There she met and interacted with various mystery writing groups. She found that many of them were more than accommodating to her desires to share her writings. It wasn’t long before Frances McNamara was contemplating the prospect of actually writing mystery novels.

It helped that she had the nerve to expose her work to a number of conference critiques, this granting her encouragement from professional editors.

All Frances McNamara fans will tell you that her most popular creation is Emily Cabot, a character that finally came to life once Frances settled into her new position at the University of Chicago Library.

Frances found her job conducive for her work not only because it availed access to a litany of historical research materials but also because of the 1890s architecture on campus. Frances found that it wasn’t so difficult to imagine and describe Chicago as it might have been at the turn of the Century.

Frances typically writes historical fiction. Her books blend real people with fictional characters. The author loves to emphasize the cultural norms of the times and periods she is writing about, especially those aspects that differ so drastically from the present day.

The author has produced quite the rich collection of novels about Emily Cabot and her family as they traverse the difficulties of their era, from the First World War to the Flu Epidemic and prohibition.

Frances McNamara is not so completely consumed by her work as an author and librarian that she allows life to pass her by. Frances loves to sail on the Charles River in Boston. In fact, she loves to sail in general, and she pursues the hobby whenever the opportunity arises.

+Death at the Fair

When Emily Cabot comes to the University of Chicago, she is determined to prove herself. As one of the first women graduate students at the university, she definitely has a few hurdles to overcome, especially in the new field of sociology.

When Doctor Stephen Chapman, her colleague, is accused of murder, Emily thinks she has what it takes to clear his name. She doesn’t count on the litany of obstacles that come bounding her way, from dirty politicians to gamblers and even thieves.

It isn’t long before Emily is forced to seek the assistance of Ida B. Wells, a black activist that might have answers about the dead man’s past.

This Frances McNamara historical mystery uses Chicago as its setting. The author also makes use of the 1893 World’s Columbian Exposition as the backdrop of a murder that tests Emily Cabot’s mettle.

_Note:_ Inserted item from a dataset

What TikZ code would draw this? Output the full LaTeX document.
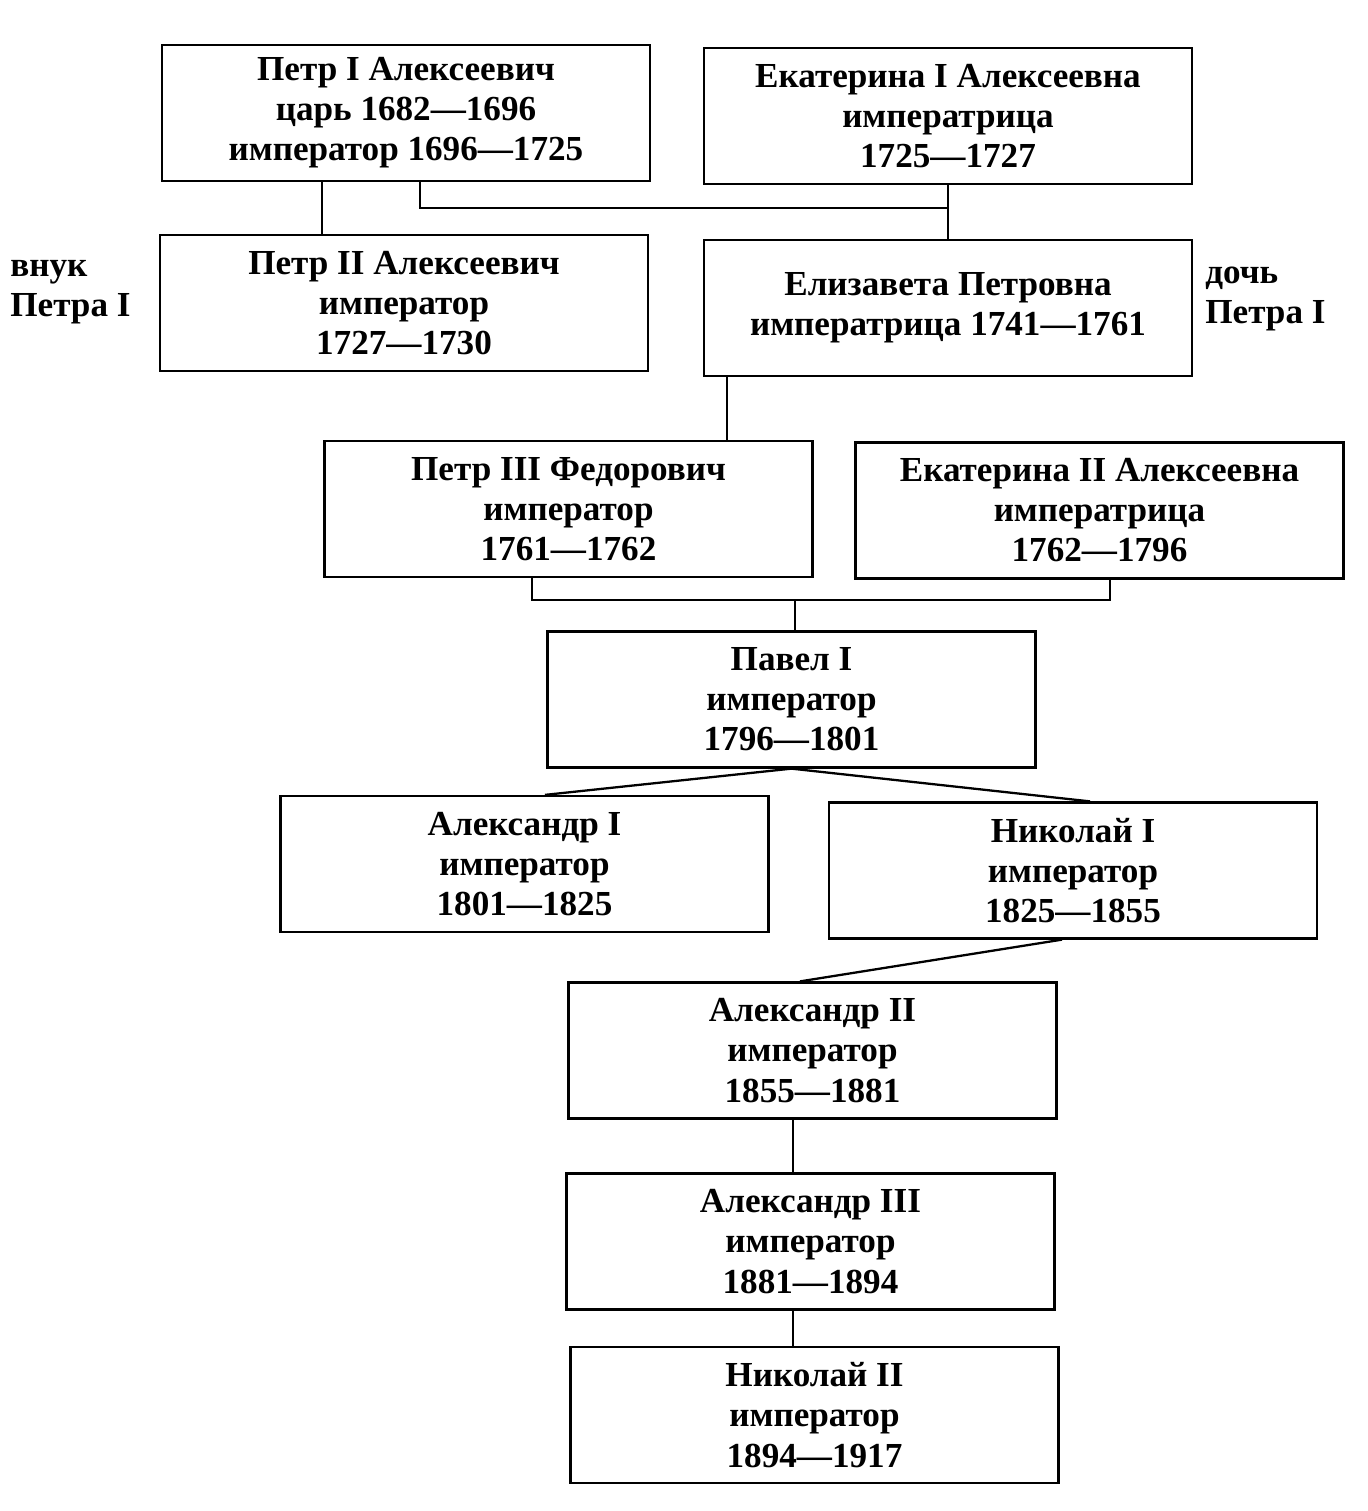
\documentclass[tikz,border=0pt]{standalone}
\usepackage{fontspec}
\setmainfont{Liberation Serif}
\usetikzlibrary{calc}

\tikzset{
  ruler/.style={draw, line width=1.3pt, minimum width=9.76cm, minimum height=2.72cm,
    inner sep=0pt, align=center, font=\bfseries\fontsize{20}{22.8}\selectfont},
  note/.style={anchor=west, align=left, inner sep=0pt, font=\bfseries\fontsize{20}{22.8}\selectfont},
  link/.style={line width=1.3pt}
}

\begin{document}
\begin{tikzpicture}[x=0.02cm,y=-0.02cm]
  \useasboundingbox (0,0) rectangle (1367,1511);

  % rulers
  \node[ruler] (petr1) at (406,113) {Петр I Алексеевич\\царь 1682—1696\\император 1696—1725};
  \node[ruler] (ekat1) at (948,116) {Екатерина I Алексеевна\\императрица\\1725—1727};
  \node[ruler] (petr2) at (404,303) {Петр II Алексеевич\\император\\1727—1730};
  \node[ruler] (eliz) at (948,308) {Елизавета Петровна\\императрица 1741—1761};
  \node[ruler] (petr3) at (568.5,509) {Петр III Федорович\\император\\1761—1762};
  \node[ruler] (ekat2) at (1099.5,510.5) {Екатерина II Алексеевна\\императрица\\1762—1796};
  \node[ruler] (pavel) at (791.5,699.5) {Павел I\\император\\1796—1801};
  \node[ruler] (alex1) at (524.5,864) {Александр I\\император\\1801—1825};
  \node[ruler] (nik1) at (1073,870.5) {Николай I\\император\\1825—1855};
  \node[ruler] (alex2) at (812.5,1050.5) {Александр II\\император\\1855—1881};
  \node[ruler] (alex3) at (810.5,1241.5) {Александр III\\император\\1881—1894};
  \node[ruler] (nik2) at (814.5,1415) {Николай II\\император\\1894—1917};

  % side notes
  \node[note] (vnuk) at (10,292) {внук\\Петра I};
  \node[note] (doch) at (1205,299) {дочь\\Петра I};

  % links
  \draw[link] ($(petr1.south)+(-84,0)$) -- ($(petr2.north)+(-82,0)$);
  \coordinate (j1) at (948,208);
  \draw[link] ($(petr1.south)+(14,0)$) |- (j1);
  \draw[link] (ekat1.south) -- (eliz.north);

  \coordinate (j2) at ($(eliz.south)+(-221,0)$);
  \draw[link] (j2) -- (j2 |- petr3.north);

  \coordinate (j3) at (795,600);
  \draw[link] ($(petr3.south)+(-36.5,0)$) |- (j3) -| ($(ekat2.south)+(10.5,0)$);
  \draw[link] (j3) -- (j3 |- pavel.north);

  \draw[link] ($(alex1.north)+(20.5,0)$) -- (pavel.south) -- ($(nik1.north)+(17,0)$);
  \draw[link] ($(nik1.south)+(-11,0)$) -- ($(alex2.north)+(-12.5,0)$);

  \coordinate (j4) at ($(alex2.south)+(-19.5,0)$);
  \draw[link] (j4) -- (j4 |- alex3.north);
  \coordinate (j5) at ($(alex3.south)+(-17.5,0)$);
  \draw[link] (j5) -- (j5 |- nik2.north);

\end{tikzpicture}
\end{document}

This book’s strongest aspect is the description of Chicago in the past. Frances makes effective use of the African American community, not only exploring their history but giving them a purpose in the story.

Frances doesn’t shy away from showing the difficulties women faced in the past; she definitely doesn’t shy away from showing the struggles Emily encounters as a female student. Not that any of those difficulties stop Emily, who continues to persevere in the face of misogyny and discrimination.

However, Frances does not allow her message about the prejudices of the time to drown out the murder mystery.

+Death at Hull House

When Emily Cabot begins working at Hull House, she doesn’t have to wait long before the problems of the immigrant community, both political and social, draw her in. Emily’s work is complicated by the murder of a sweatshop owner.

Because the man died in the Hull House Parlor, Emily cannot help but grow suspicious towards her colleagues. Emily wants to find the killer but she must also worry about the smallpox epidemic that is threatening the existence of the settlement.

Even though this book is a sequel, it stands on its own and can be read separately from its predecessor. The book continues to chronicle the struggles of Emily Cabot, an outspoken woman that lost her position at the University of Chicago and must now forge a life for herself in the harsh world.

Frances does a better job of fleshing out Emily’s character in this book. She also does an amazing job of describing the deplorable conditions of the people surrounding Emily. Even though Emily’s strong and outspoken personality got her kicked out of the University of Chicago, she is forced to put everything on the line once again to find a killer that might be hiding out amongst her colleagues.